Written request -
Wherever a line in the data below holds "diagram", copy that line.
— START OF Exercise materials —
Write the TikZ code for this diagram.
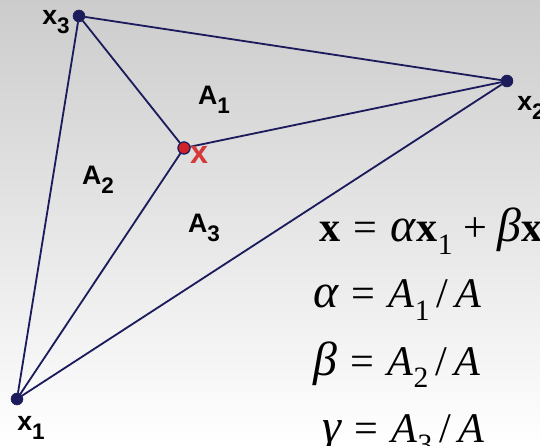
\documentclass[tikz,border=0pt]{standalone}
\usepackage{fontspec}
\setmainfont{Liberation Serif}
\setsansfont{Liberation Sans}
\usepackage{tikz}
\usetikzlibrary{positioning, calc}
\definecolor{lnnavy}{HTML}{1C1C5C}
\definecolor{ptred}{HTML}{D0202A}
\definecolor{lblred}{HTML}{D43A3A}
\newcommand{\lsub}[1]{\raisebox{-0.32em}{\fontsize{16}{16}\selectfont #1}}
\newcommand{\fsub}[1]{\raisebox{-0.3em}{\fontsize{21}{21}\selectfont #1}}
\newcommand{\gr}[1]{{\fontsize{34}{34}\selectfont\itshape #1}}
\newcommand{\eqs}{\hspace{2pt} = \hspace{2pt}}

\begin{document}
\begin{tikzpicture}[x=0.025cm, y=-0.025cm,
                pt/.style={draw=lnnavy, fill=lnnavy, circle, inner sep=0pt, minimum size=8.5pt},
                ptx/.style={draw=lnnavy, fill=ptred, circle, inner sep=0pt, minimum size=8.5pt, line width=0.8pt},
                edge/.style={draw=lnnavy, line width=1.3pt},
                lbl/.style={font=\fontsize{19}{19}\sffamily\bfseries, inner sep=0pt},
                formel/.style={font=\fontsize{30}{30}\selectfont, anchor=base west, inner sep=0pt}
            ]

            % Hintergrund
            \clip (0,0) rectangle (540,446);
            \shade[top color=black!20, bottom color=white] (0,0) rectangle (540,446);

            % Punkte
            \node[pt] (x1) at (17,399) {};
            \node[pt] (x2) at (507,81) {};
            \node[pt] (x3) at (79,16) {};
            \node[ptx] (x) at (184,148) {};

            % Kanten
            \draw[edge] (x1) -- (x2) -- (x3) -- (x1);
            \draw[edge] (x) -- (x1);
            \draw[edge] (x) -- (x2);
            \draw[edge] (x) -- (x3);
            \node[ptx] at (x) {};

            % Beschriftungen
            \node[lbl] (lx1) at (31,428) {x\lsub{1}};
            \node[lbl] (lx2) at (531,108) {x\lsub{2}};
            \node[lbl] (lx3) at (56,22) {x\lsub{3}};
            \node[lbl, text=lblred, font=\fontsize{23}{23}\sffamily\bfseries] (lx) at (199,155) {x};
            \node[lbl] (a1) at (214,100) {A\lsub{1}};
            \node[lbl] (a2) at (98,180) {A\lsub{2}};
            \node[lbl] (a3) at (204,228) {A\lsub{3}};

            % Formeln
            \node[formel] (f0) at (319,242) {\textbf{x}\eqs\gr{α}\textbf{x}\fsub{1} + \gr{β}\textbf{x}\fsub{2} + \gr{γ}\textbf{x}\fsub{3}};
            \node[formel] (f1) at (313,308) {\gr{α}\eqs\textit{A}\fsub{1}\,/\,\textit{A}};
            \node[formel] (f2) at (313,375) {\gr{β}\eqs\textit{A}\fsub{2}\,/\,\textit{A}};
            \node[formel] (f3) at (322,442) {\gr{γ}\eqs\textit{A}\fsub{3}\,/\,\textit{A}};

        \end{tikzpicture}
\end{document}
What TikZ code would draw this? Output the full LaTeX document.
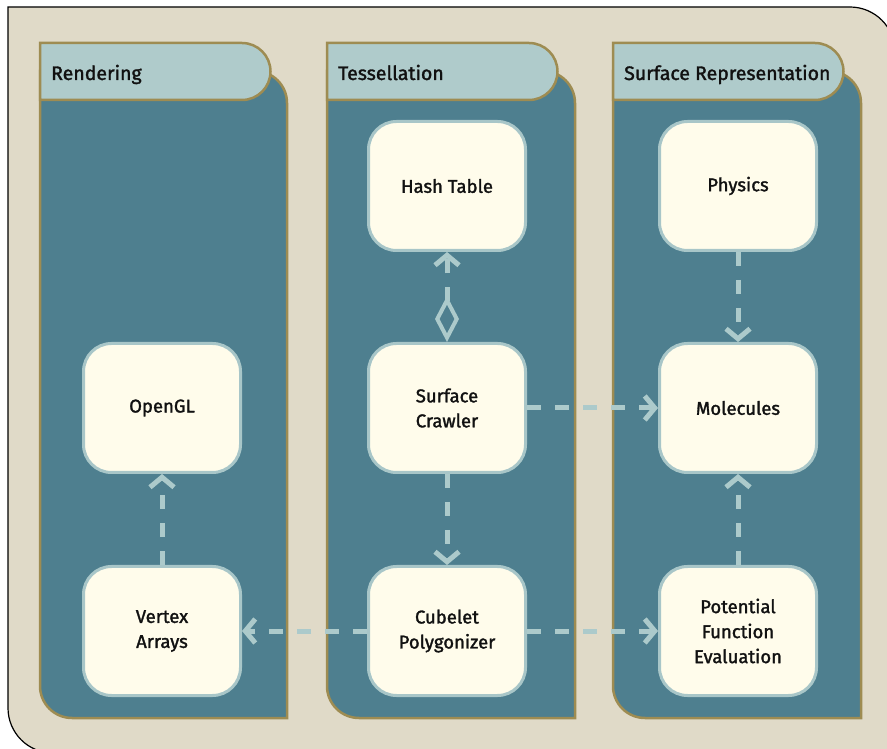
— END OF Exercise materials —
— START OF Exercise materials —
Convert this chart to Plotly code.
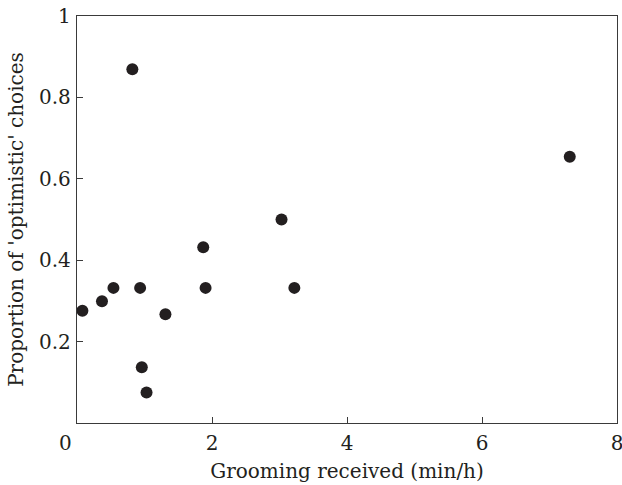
— END OF Exercise materials —
— START OF Exercise materials —
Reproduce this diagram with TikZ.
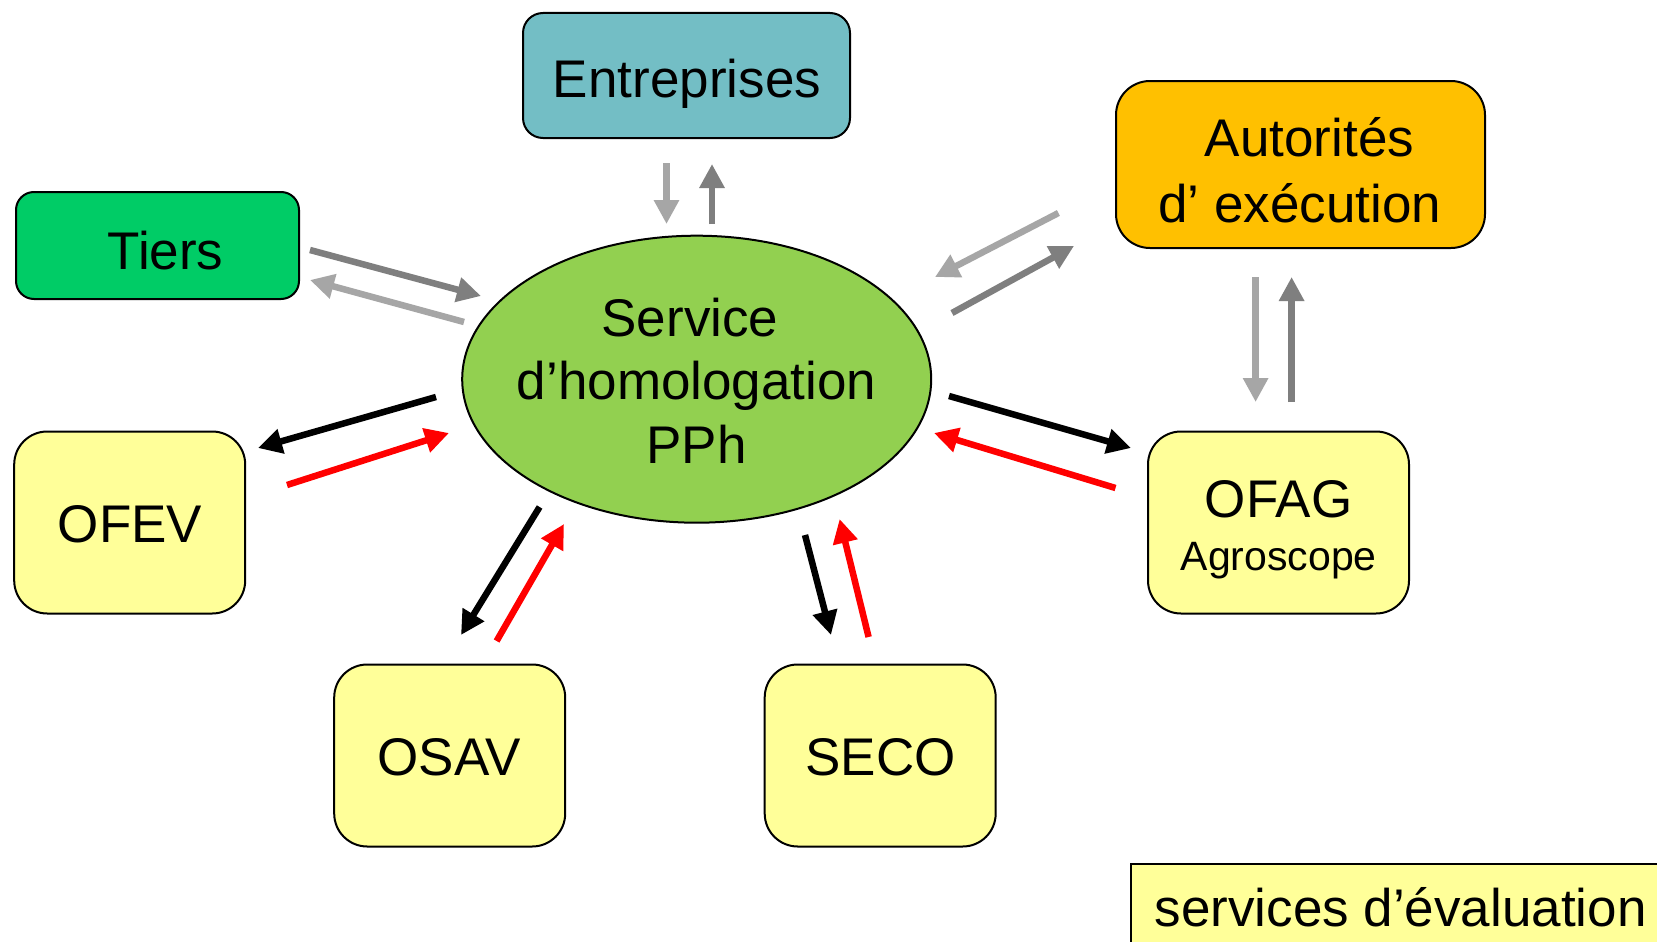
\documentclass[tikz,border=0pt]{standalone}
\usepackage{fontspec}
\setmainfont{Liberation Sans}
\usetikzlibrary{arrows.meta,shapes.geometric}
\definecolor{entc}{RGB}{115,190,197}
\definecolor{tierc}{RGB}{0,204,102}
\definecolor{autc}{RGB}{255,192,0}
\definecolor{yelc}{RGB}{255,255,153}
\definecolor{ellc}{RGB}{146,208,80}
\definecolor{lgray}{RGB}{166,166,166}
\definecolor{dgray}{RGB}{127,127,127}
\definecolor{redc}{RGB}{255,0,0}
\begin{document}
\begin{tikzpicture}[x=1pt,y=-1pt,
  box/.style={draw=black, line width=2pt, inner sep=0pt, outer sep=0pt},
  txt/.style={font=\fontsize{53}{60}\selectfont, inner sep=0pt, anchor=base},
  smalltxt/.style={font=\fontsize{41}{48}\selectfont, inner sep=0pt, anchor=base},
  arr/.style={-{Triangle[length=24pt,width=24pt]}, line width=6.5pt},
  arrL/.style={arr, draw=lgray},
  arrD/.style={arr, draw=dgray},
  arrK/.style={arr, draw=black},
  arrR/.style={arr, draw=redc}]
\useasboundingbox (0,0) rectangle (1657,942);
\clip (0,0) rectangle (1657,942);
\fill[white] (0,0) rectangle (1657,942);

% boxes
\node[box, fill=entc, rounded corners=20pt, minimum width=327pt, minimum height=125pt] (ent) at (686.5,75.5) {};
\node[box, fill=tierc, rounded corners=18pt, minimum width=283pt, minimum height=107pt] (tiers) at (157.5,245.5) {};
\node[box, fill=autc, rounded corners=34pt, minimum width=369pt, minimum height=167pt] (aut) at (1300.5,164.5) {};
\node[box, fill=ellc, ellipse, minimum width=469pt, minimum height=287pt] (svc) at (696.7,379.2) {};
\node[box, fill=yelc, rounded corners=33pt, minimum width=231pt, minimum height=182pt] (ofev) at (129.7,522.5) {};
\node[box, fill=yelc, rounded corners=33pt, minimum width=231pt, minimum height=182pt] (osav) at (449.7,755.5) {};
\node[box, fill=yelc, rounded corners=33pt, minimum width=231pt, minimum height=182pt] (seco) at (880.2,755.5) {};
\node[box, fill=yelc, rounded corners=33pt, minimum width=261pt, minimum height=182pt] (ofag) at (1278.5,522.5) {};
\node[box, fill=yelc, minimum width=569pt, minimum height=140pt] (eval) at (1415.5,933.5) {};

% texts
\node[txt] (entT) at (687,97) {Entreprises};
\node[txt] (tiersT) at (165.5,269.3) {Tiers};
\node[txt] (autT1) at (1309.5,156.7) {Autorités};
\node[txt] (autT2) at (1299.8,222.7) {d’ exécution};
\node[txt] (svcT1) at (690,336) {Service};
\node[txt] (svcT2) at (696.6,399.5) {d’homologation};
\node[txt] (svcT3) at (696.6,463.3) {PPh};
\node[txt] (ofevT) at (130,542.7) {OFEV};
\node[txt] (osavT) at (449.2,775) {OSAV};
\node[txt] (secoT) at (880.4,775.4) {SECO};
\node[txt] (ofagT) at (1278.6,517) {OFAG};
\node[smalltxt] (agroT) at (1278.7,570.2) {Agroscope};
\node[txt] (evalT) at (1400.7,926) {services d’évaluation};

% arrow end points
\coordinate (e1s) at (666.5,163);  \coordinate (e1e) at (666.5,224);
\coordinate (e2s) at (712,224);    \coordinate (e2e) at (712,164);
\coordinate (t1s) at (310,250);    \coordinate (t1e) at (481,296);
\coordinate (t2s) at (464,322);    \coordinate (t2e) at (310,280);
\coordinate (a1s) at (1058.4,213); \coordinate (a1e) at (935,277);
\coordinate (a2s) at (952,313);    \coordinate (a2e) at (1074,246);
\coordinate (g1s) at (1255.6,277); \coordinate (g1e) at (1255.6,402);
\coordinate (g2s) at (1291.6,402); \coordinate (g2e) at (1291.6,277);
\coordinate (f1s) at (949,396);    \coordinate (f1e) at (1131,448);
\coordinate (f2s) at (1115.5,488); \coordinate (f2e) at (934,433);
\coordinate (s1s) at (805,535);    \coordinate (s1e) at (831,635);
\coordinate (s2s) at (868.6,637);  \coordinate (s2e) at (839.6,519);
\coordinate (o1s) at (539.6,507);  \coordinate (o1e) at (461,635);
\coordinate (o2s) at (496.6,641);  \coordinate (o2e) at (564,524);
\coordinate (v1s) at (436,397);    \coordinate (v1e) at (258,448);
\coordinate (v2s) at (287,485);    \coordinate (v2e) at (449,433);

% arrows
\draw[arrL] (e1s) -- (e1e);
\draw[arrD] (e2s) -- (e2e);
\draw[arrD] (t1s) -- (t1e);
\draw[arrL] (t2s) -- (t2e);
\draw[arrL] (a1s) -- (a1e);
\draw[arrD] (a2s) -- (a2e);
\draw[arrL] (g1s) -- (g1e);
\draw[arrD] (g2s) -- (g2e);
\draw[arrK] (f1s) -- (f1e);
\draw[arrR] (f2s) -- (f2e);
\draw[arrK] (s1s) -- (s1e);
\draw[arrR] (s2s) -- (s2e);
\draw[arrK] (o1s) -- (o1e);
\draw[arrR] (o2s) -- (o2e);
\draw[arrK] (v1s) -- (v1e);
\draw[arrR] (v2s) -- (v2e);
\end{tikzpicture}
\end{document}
— END OF Exercise materials —
Finished exercise -
Write the TikZ code for this diagram.
Reproduce this diagram with TikZ.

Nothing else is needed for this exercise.